Work to complete: It is required that the lines from the top of the listing through the line with "blur.append('feGaussianBlur').attr('stdDeviation', 4);" be reproduced exactly, excluding pictures.

Begin Raw data

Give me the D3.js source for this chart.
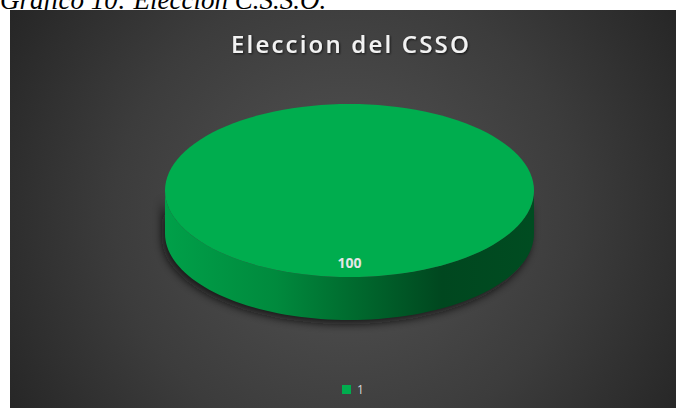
<!DOCTYPE html>
<html>
<head>
<meta charset="utf-8">
<script src="https://cdn.jsdelivr.net/npm/d3@7"></script>
<style>
  html, body { margin: 0; padding: 0; background: #fff; }
  svg { display: block; }
</style>
</head>
<body>
<div id="chart"></div>
<script>
const CAPTION = 'Grafico 10: Eleccion C.S.S.O.';
const TITLE = 'Eleccion del CSSO';
const CATEGORIES = ['1'];
const VALUES = [100];

const WIDTH = 676;
const HEIGHT = 408;
const BOX = { left: 10, top: 10 };
const PIE = { cx: 349.5, cy: 190.5, rx: 184.5, ry: 86.5, depth: 43 };
const COLORS = ['#00ad4e'];

const svg = d3.select('#chart')
  .append('svg')
    .attr('width', WIDTH)
    .attr('height', HEIGHT);

const defs = svg.append('defs');

const bg = defs.append('radialGradient')
  .attr('id', 'bg')
  .attr('gradientUnits', 'userSpaceOnUse')
  .attr('cx', 345).attr('cy', 215).attr('r', 420);
bg.append('stop').attr('offset', 0).attr('stop-color', '#545454');
bg.append('stop').attr('offset', 0.55).attr('stop-color', '#3c3c3c');
bg.append('stop').attr('offset', 1).attr('stop-color', '#222222');

const side = defs.append('linearGradient')
  .attr('id', 'side')
  .attr('gradientUnits', 'userSpaceOnUse')
  .attr('x1', PIE.cx - PIE.rx).attr('x2', PIE.cx + PIE.rx)
  .attr('y1', 0).attr('y2', 0);
[[0, '#00a049'], [0.3, '#008a3d'], [0.5, '#006c2f'], [0.75, '#00471f'], [1, '#004c21']]
  .forEach(s => side.append('stop').attr('offset', s[0]).attr('stop-color', s[1]));

const blur = defs.append('filter').attr('id', 'shadow')
  .attr('x', '-20%').attr('y', '-20%').attr('width', '140%').attr('height', '140%');
blur.append('feGaussianBlur').attr('stdDeviation', 4);

const txtShadow = defs.append('filter').attr('id', 'tshadow');
txtShadow.append('feDropShadow')
  .attr('dx', 1).attr('dy', 1).attr('stdDeviation', 1.2)
  .attr('flood-color', '#000').attr('flood-opacity', 0.7);

// caption above the chart box (cut off at the top, as in the source)
svg.append('text')
  .attr('x', 0)
  .attr('y', 9)
  .attr('font-family', 'Liberation Serif, serif')
  .attr('font-style', 'italic')
  .attr('font-size', 27)
  .attr('fill', '#000')
  .text(CAPTION);

svg.append('rect')
  .attr('x', BOX.left).attr('y', BOX.top)
  .attr('width', WIDTH - BOX.left).attr('height', HEIGHT - BOX.top)
  .attr('fill', 'url(#bg)');

svg.append('text')
  .attr('x', 351)
  .attr('y', 53)
  .attr('text-anchor', 'middle')
  .attr('font-family', 'Open Sans, sans-serif')
  .attr('font-weight', 600)
  .attr('font-size', 24)
  .attr('letter-spacing', 2.2)
  .attr('fill', '#f2f2f2')
  .attr('filter', 'url(#tshadow)')
  .text(TITLE);

// ---- 3D pie ----
const color = d3.scaleOrdinal().domain(CATEGORIES).range(COLORS);
const pie = d3.pie().sort(null).value(d => d.value);
const arcs = pie(CATEGORIES.map((c, i) => ({ cat: c, value: VALUES[i] })));

const px = a => PIE.cx + PIE.rx * Math.sin(a);
const py = a => PIE.cy - PIE.ry * Math.cos(a);

function topPath(d) {
  const full = d.endAngle - d.startAngle >= 2 * Math.PI - 1e-6;
  const p = d3.path();
  const steps = 120;
  if (!full) p.moveTo(PIE.cx, PIE.cy);
  for (let i = 0; i <= steps; i++) {
    const a = d.startAngle + (d.endAngle - d.startAngle) * i / steps;
    if (i === 0 && full) p.moveTo(px(a), py(a)); else p.lineTo(px(a), py(a));
  }
  p.closePath();
  return p.toString();
}

function sidePath(d) {
  const a0 = Math.max(d.startAngle, Math.PI / 2);
  const a1 = Math.min(d.endAngle, 3 * Math.PI / 2);
  if (a1 <= a0) return null;
  const p = d3.path();
  const steps = 80;
  for (let i = 0; i <= steps; i++) {
    const a = a0 + (a1 - a0) * i / steps;
    if (i === 0) p.moveTo(px(a), py(a)); else p.lineTo(px(a), py(a));
  }
  for (let i = steps; i >= 0; i--) {
    const a = a0 + (a1 - a0) * i / steps;
    p.lineTo(px(a), py(a) + PIE.depth);
  }
  p.closePath();
  return p.toString();
}

const pieG = svg.append('g');

// soft shadow under the disc
pieG.selectAll('path.shadow')
  .data(arcs)
  .enter().append('path')
    .attr('class', 'shadow')
    .attr('d', d => sidePath(d))
    .attr('transform', 'translate(-3,4)')
    .attr('fill', '#111')
    .attr('opacity', 0.8)
    .attr('filter', 'url(#shadow)');

pieG.selectAll('path.side')
  .data(arcs)
  .enter().append('path')
    .attr('class', 'side')
    .attr('d', d => sidePath(d))
    .attr('fill', 'url(#side)');

pieG.selectAll('path.top')
  .data(arcs)
  .enter().append('path')
    .attr('class', 'top')
    .attr('d', d => topPath(d))
    .attr('fill', d => color(d.data.cat));

pieG.selectAll('text.label')
  .data(arcs)
  .enter().append('text')
    .attr('class', 'label')
    .attr('x', d => PIE.cx + PIE.rx * 0.84 * Math.sin((d.startAngle + d.endAngle) / 2))
    .attr('y', d => PIE.cy - PIE.ry * 0.84 * Math.cos((d.startAngle + d.endAngle) / 2) + 5)
    .attr('text-anchor', 'middle')
    .attr('font-family', 'Open Sans, sans-serif')
    .attr('font-weight', 'bold')
    .attr('font-size', 14)
    .attr('fill', '#e6e6e6')
    .text(d => d.data.value);

// legend
const legend = svg.append('g')
  .attr('transform', 'translate(342,385)');
const item = legend.selectAll('g')
  .data(CATEGORIES)
  .enter().append('g');
item.append('rect')
  .attr('width', 9).attr('height', 9)
  .attr('fill', d => color(d));
item.append('text')
  .attr('x', 15).attr('y', 9)
  .attr('font-family', 'Open Sans, sans-serif')
  .attr('font-size', 12)
  .attr('fill', '#d9d9d9')
  .text(d => d);
</script>
</body>
</html>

End Raw data

The reply:
Give me the D3.js source for this chart.
<!DOCTYPE html>
<html>
<head>
<meta charset="utf-8">
<script src="https://cdn.jsdelivr.net/npm/d3@7"></script>
<style>
  html, body { margin: 0; padding: 0; background: #fff; }
  svg { display: block; }
</style>
</head>
<body>
<div id="chart"></div>
<script>
const CAPTION = 'Grafico 10: Eleccion C.S.S.O.';
const TITLE = 'Eleccion del CSSO';
const CATEGORIES = ['1'];
const VALUES = [100];

const WIDTH = 676;
const HEIGHT = 408;
const BOX = { left: 10, top: 10 };
const PIE = { cx: 349.5, cy: 190.5, rx: 184.5, ry: 86.5, depth: 43 };
const COLORS = ['#00ad4e'];

const svg = d3.select('#chart')
  .append('svg')
    .attr('width', WIDTH)
    .attr('height', HEIGHT);

const defs = svg.append('defs');

const bg = defs.append('radialGradient')
  .attr('id', 'bg')
  .attr('gradientUnits', 'userSpaceOnUse')
  .attr('cx', 345).attr('cy', 215).attr('r', 420);
bg.append('stop').attr('offset', 0).attr('stop-color', '#545454');
bg.append('stop').attr('offset', 0.55).attr('stop-color', '#3c3c3c');
bg.append('stop').attr('offset', 1).attr('stop-color', '#222222');

const side = defs.append('linearGradient')
  .attr('id', 'side')
  .attr('gradientUnits', 'userSpaceOnUse')
  .attr('x1', PIE.cx - PIE.rx).attr('x2', PIE.cx + PIE.rx)
  .attr('y1', 0).attr('y2', 0);
[[0, '#00a049'], [0.3, '#008a3d'], [0.5, '#006c2f'], [0.75, '#00471f'], [1, '#004c21']]
  .forEach(s => side.append('stop').attr('offset', s[0]).attr('stop-color', s[1]));

const blur = defs.append('filter').attr('id', 'shadow')
  .attr('x', '-20%').attr('y', '-20%').attr('width', '140%').attr('height', '140%');
blur.append('feGaussianBlur').attr('stdDeviation', 4);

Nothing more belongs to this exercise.